Below are entries; repeat exactly, and nothing else, the lines from the one holding "Emit a LaTeX" through the one holding "(0,0) rectangle (947,665);", inclusive. Leave the pictures out.

(Rows from a dataset of charts and code)
====================
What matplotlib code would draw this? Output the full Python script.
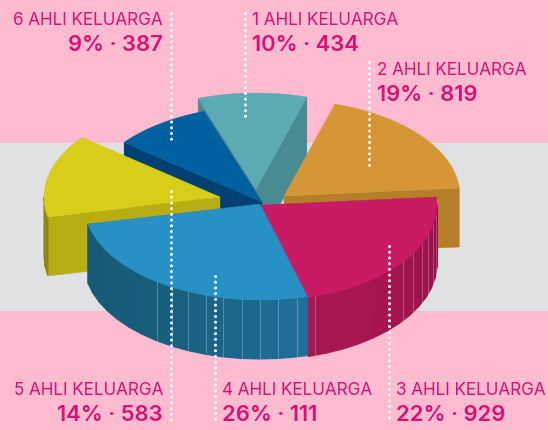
import numpy as np
import matplotlib
matplotlib.use('Agg')
import matplotlib.pyplot as plt
from matplotlib.colors import to_rgb
from matplotlib.patches import Polygon, Rectangle

# data, clockwise from the teal slice
kategori = ['1 AHLI KELUARGA', '2 AHLI KELUARGA', '3 AHLI KELUARGA',
            '4 AHLI KELUARGA', '5 AHLI KELUARGA', '6 AHLI KELUARGA']
persen = [10, 19, 22, 26, 14, 9]
jumlah = [434, 819, 929, 111, 583, 387]

warna_atas = ['#5AABB3', '#D79635', '#C81B63', '#2790C4', '#D8CD18', '#0061A0']
warna_sisi = ['#498B92', '#B57F28', '#A81650', '#165A76', '#B8AE14', '#004072']
warna_busur = ['#498B92', '#B57F28', '#A81650', '#165A76', '#8E8610', '#004072']
warna_busur2 = ['#498B92', '#B57F28', '#8F1048', '#1F7099', '#8E8610', '#004072']

# slice tips, in pixels
tip = [(256, 189), (284, 196), (261, 205), (260, 204), (220, 197), (262, 202)]
urutan = [0, 5, 1, 4, 2, 3]  # back to front

rx = 176
ry = 96
tebal = 59
sudut_mulai = 109.2

PINK = '#FFBBD0'
ABU = '#E0E1E3'
TEKS = '#DC0F72'

plt.rcParams['font.family'] = ['Inter', 'DejaVu Sans']

fig = plt.figure(figsize=(5.48, 4.30), dpi=100)
ax = fig.add_axes([0, 0, 1, 1])
ax.set_xlim(0, 548)
ax.set_ylim(430, 0)
ax.axis('off')

ax.add_patch(Rectangle((0, 0), 548, 430, fc=PINK, ec='none', zorder=0))
ax.add_patch(Rectangle((0, 143), 548, 168, fc=ABU, ec='none', zorder=0))


def titik(t, a):
    a = np.radians(a)
    return t[0] + rx * np.cos(a), t[1] - ry * np.sin(a)


def sisi_radial(t, a, warna):
    x, y = titik(t, a)
    pts = [t, (x, y), (x, y + tebal), (t[0], t[1] + tebal)]
    ax.add_patch(Polygon(pts, fc=warna, ec=warna, lw=0.3))


def sisi_busur(t, a_hi, a_lo, warna1, warna2):
    # only the part of the rim that faces the viewer, in facets
    if a_hi > 360:
        a_lo2, a_hi2 = a_lo, 360
    else:
        a_lo2, a_hi2 = max(a_lo, 180), a_hi
    if a_hi2 <= a_lo2:
        return
    sudut = np.arange(a_lo2, a_hi2, 6.0).tolist() + [a_hi2]
    c1 = np.array(to_rgb(warna1))
    c2 = np.array(to_rgb(warna2))
    for i in range(len(sudut) - 1):
        x0, y0 = titik(t, sudut[i])
        x1, y1 = titik(t, sudut[i + 1])
        f = (i / max(len(sudut) - 2, 1)) ** 2
        c = c1 + (c2 - c1) * f
        pts = [(x0, y0), (x1, y1), (x1, y1 + tebal), (x0, y0 + tebal)]
        ax.add_patch(Polygon(pts, fc=c, ec=c, lw=0.8))


batas = sudut_mulai - np.cumsum([0] + persen) * 3.6
for i in urutan:
    a_hi = batas[i]
    a_lo = batas[i + 1]
    if a_lo < 0:
        a_hi += 360
        a_lo += 360
    t = tip[i]
    if np.cos(np.radians(a_hi)) < 0:
        sisi_radial(t, a_hi, warna_sisi[i])
    if np.cos(np.radians(a_lo)) > 0:
        sisi_radial(t, a_lo, warna_sisi[i])
    sisi_busur(t, a_hi, a_lo, warna_busur[i], warna_busur2[i])
    if a_lo >= 180 or a_hi > 360:
        # thin facet lines on the front rim
        mulai = np.ceil(max(a_lo, 180) / 6) * 6
        for a in np.arange(mulai, min(a_hi, 360), 6):
            if a < 234 or 282 < a < 288 or 288 < a < 324:
                continue
            x, y = titik(t, a)
            ax.plot([x, x], [y, y + tebal], color='white', alpha=0.3, lw=0.6)
    aa = np.linspace(a_lo, a_hi, 80)
    xa, ya = titik(t, aa)
    pts = [t] + list(zip(xa, ya))
    ax.add_patch(Polygon(pts, fc=warna_atas[i], ec=warna_atas[i], lw=0.3))

# dotted leader lines
garis = [(171, 13, 142), (245, 13, 117), (369, 62, 167),
         (389, 246, 422), (215, 276, 423), (171, 191, 425)]
for x, y0, y1 in garis:
    ax.plot([x, x], [y0, y1], color='white', lw=2.2,
            linestyle=(0, (0.01, 1.86)), dash_capstyle='round')

# labels: x, y of the thin line, y of the bold line, alignment
posisi = [(252, 20.5, 45, 'left'), (377, 70.5, 95, 'left'), (396, 390.5, 415, 'left'),
          (222, 390.5, 415, 'left'), (163, 390.5, 415, 'right'), (163, 20.5, 45, 'right')]
for i in range(6):
    x, y1, y2, ha = posisi[i]
    ax.text(x, y1, kategori[i], color=TEKS, fontsize=12.3, ha=ha, va='center')
    ax.text(x, y2, '%d%% · %d' % (persen[i], jumlah[i]), color=TEKS, fontsize=15.8,
            fontweight='semibold', ha=ha, va='center')

fig.savefig('out.png', dpi=100)
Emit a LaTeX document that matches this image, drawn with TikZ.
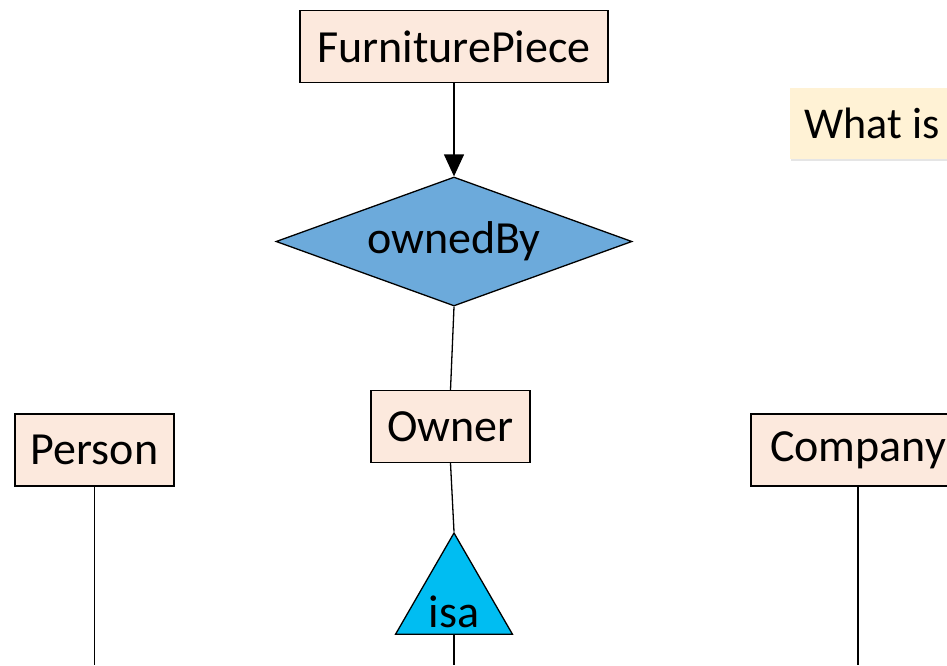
\documentclass[tikz,border=0pt]{standalone}
\usepackage{fontspec}
\setmainfont{Carlito}
\usetikzlibrary{shapes.geometric, positioning, arrows.meta, shadows}

\definecolor{entityfill}{HTML}{FCE9DD}
\definecolor{relfill}{HTML}{6CAADB}
\definecolor{isafill}{HTML}{00BDF2}
\definecolor{notefill}{HTML}{FFF2D5}

\begin{document}
\begin{tikzpicture}[x=1pt, y=-1pt, on grid, node distance=195pt, line width=1.3pt,
  >={Triangle[width=20pt, length=22pt]},
  entity/.style={draw, fill=entityfill, minimum height=72pt, inner xsep=14pt,
    font=\fontsize{46}{55}\selectfont},
  relation/.style={diamond, draw, fill=relfill, inner sep=0pt, aspect=2.76,
    minimum width=356pt, minimum height=129pt, font=\fontsize{46}{55}\selectfont},
  isatri/.style={regular polygon, regular polygon sides=3, draw, fill=isafill,
    inner sep=0pt, minimum size=135pt},
  note/.style={fill=notefill, minimum height=71pt, inner xsep=15pt,
    drop shadow={shadow xshift=1.5pt, shadow yshift=-2pt, fill=black!20},
    font=\fontsize{44}{55}\selectfont}]

\useasboundingbox (0,0) rectangle (947,665);

\node[entity, minimum width=308pt] (fp) at (454,46.5) {FurniturePiece};
\node[relation] (owned) [below=of fp] {ownedBy};
\node[entity, minimum width=159pt] (owner) at (450.5,426.5) {Owner};
\node[isatri, label={[font=\fontsize{46}{55}\selectfont, yshift=-11pt]center:isa}] (isa) at (454,600.5) {};
\node[entity, minimum width=159pt] (person) at (94.5,450) {Person};
\node[entity, minimum width=214pt] (company) at (858,450) {Company};
\node[note, anchor=west] (what) at (789,123.5) {What is\hspace{40pt}};

\coordinate (pbot) at (94.5,665);
\coordinate (ibot) at (454,665);
\coordinate (cbot) at (858,665);

\path[->] (fp) edge (owned);
\path
  (owned.south) edge (owner.north)
  (owner.south) edge (isa.corner 1)
  (isa.south) edge (ibot)
  (person) edge (pbot)
  (company) edge (cbot);

\end{tikzpicture}
\end{document}
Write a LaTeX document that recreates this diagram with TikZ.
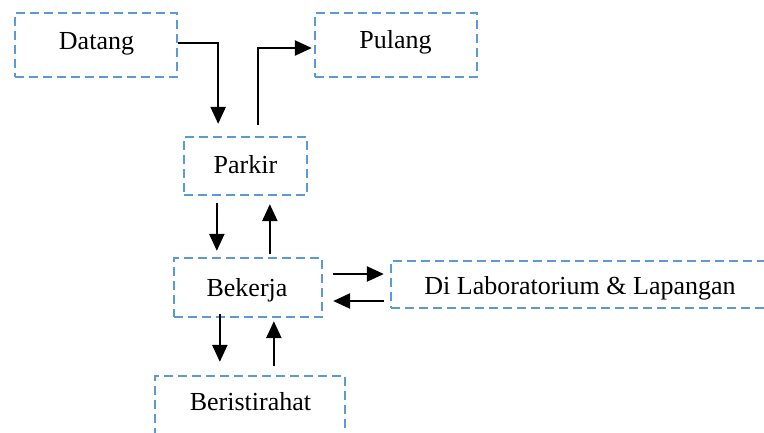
\documentclass[tikz,border=0pt]{standalone}
\usepackage{fontspec}
\setmainfont{Liberation Serif}
\usetikzlibrary{arrows.meta,calc}
\definecolor{boxblue}{HTML}{5B9BD5}
\begin{document}
\begin{tikzpicture}[x=1pt,y=-1pt,
  flowbox/.style={draw=boxblue, line width=2.3pt, dash pattern=on 9pt off 5pt,
    rectangle, inner sep=0pt},
  lbl/.style={anchor=base, inner sep=0pt, font=\fontsize{26}{30}\selectfont},
  thinline/.style={draw=black, line width=1.3pt},
  arr/.style={draw=black, line width=2.4pt, -{Triangle[length=17pt,width=15pt]}}]
\useasboundingbox (0,0) rectangle (764,432);
\clip (0,0) rectangle (764,432);

% boxes
\node[flowbox, minimum width=162pt, minimum height=64pt] (datang) at (96,45) {};
\node[flowbox, minimum width=162pt, minimum height=64pt] (pulang) at (396,45) {};
\node[flowbox, minimum width=123pt, minimum height=58pt] (parkir) at (245.5,166) {};
\node[flowbox, minimum width=148pt, minimum height=59pt] (bekerja) at (248,287.5) {};
\node[flowbox, minimum width=409pt, minimum height=47pt] (lab) at (595.5,284.5) {};
\node[flowbox, minimum width=190pt, minimum height=100pt] (istirahat) at (250,426) {};

% labels
\node[lbl] at (96.5,49) {Datang};
\node[lbl] at (395.5,48) {Pulang};
\node[lbl] at (245.5,173) {Parkir};
\node[lbl] at (247,296) {Bekerja};
\node[lbl] at (580,294) {Di Laboratorium \& Lapangan};
\node[lbl] at (250.5,410) {Beristirahat};

% Datang -> Parkir
\draw[thinline] ($(datang.east)+(0,-2)$) -- ++(40,0) coordinate (c1);
\draw[arr, shorten >=12pt] ($(c1)+(0,-0.6)$) -- (c1 |- parkir.north);

% Parkir -> Pulang
\coordinate (c2) at ($(parkir.north west)+(75,0)$);
\draw[thinline, shorten <=11pt] (c2) -- (c2 |- {$(pulang.west)+(0,3)$}) coordinate (c3);
\draw[arr, shorten >=2pt] ($(c3)+(-0.6,0)$) -- ($(pulang.west)+(0,3)$);

% Parkir <-> Bekerja
\draw[arr, shorten <=7pt, shorten >=6pt]
  ($(parkir.south west)+(34,0)$) -- ($(bekerja.north west)+(44,0)$);
\draw[arr, shorten <=3pt, shorten >=8pt]
  ($(bekerja.north west)+(97,0)$) -- ($(parkir.south west)+(87,0)$);

% Bekerja <-> Laboratorium
\draw[arr, shorten <=10pt, shorten >=6pt]
  ($(bekerja.east)+(0,-13.5)$) -- ($(lab.west)+(0,-10.5)$);
\draw[arr, shorten <=6pt, shorten >=10pt]
  ($(lab.west)+(0,16.5)$) -- ($(bekerja.east)+(0,13.5)$);

% Bekerja <-> Beristirahat
\draw[arr, shorten <=-4pt, shorten >=13pt]
  ($(bekerja.south west)+(47,0)$) -- ($(istirahat.north west)+(66,0)$);
\draw[arr, shorten <=9pt, shorten >=3pt]
  ($(istirahat.north west)+(120,0)$) -- ($(bekerja.south west)+(101,0)$);
\end{tikzpicture}
\end{document}
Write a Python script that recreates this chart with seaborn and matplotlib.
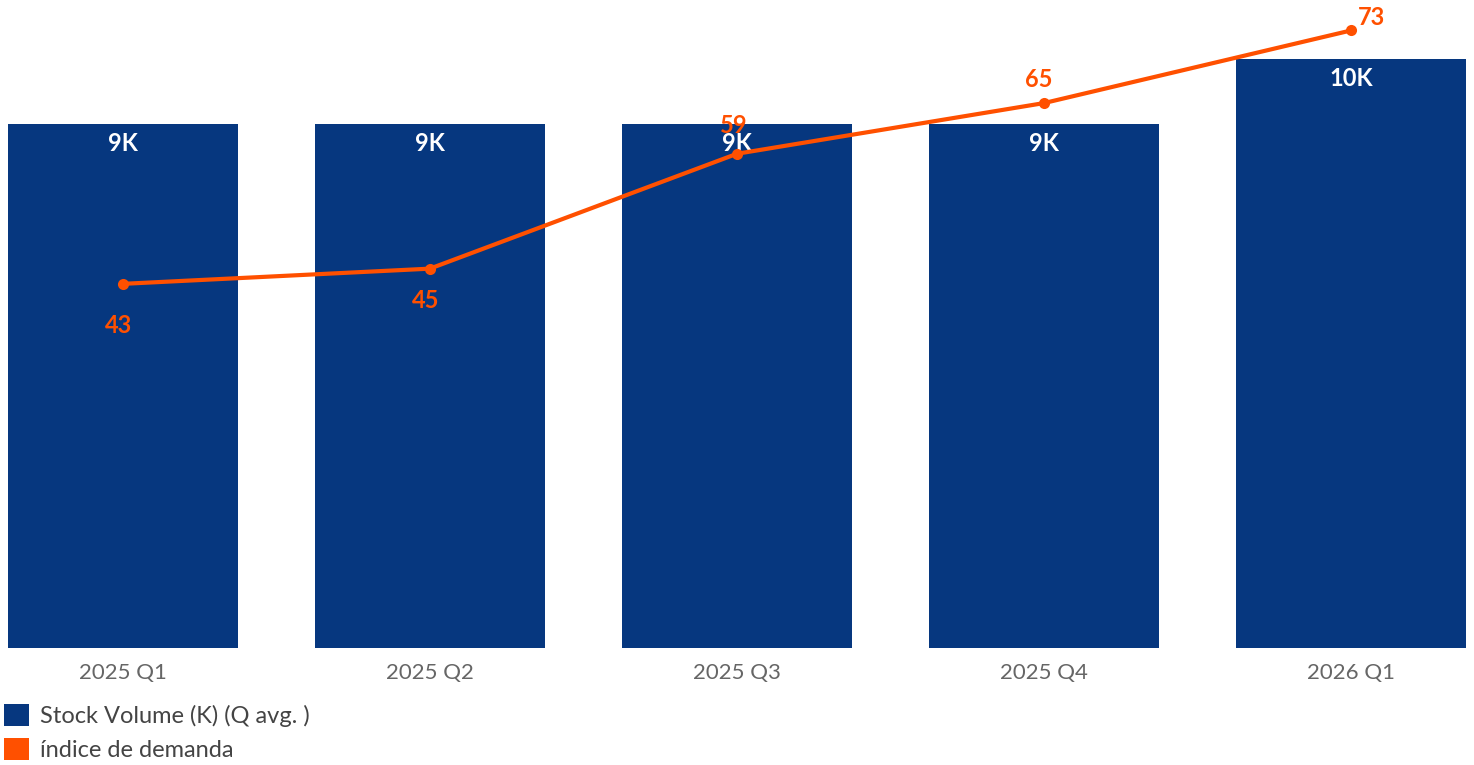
====================
● **Task output**:
Emit a LaTeX document that matches this image, drawn with TikZ.
\documentclass[tikz,border=0pt]{standalone}
\usepackage{fontspec}
\setmainfont{Carlito}
\usetikzlibrary{shapes.geometric, positioning, arrows.meta, shadows}

\definecolor{entityfill}{HTML}{FCE9DD}
\definecolor{relfill}{HTML}{6CAADB}
\definecolor{isafill}{HTML}{00BDF2}
\definecolor{notefill}{HTML}{FFF2D5}

\begin{document}
\begin{tikzpicture}[x=1pt, y=-1pt, on grid, node distance=195pt, line width=1.3pt,
  >={Triangle[width=20pt, length=22pt]},
  entity/.style={draw, fill=entityfill, minimum height=72pt, inner xsep=14pt,
    font=\fontsize{46}{55}\selectfont},
  relation/.style={diamond, draw, fill=relfill, inner sep=0pt, aspect=2.76,
    minimum width=356pt, minimum height=129pt, font=\fontsize{46}{55}\selectfont},
  isatri/.style={regular polygon, regular polygon sides=3, draw, fill=isafill,
    inner sep=0pt, minimum size=135pt},
  note/.style={fill=notefill, minimum height=71pt, inner xsep=15pt,
    drop shadow={shadow xshift=1.5pt, shadow yshift=-2pt, fill=black!20},
    font=\fontsize{44}{55}\selectfont}]

\useasboundingbox (0,0) rectangle (947,665);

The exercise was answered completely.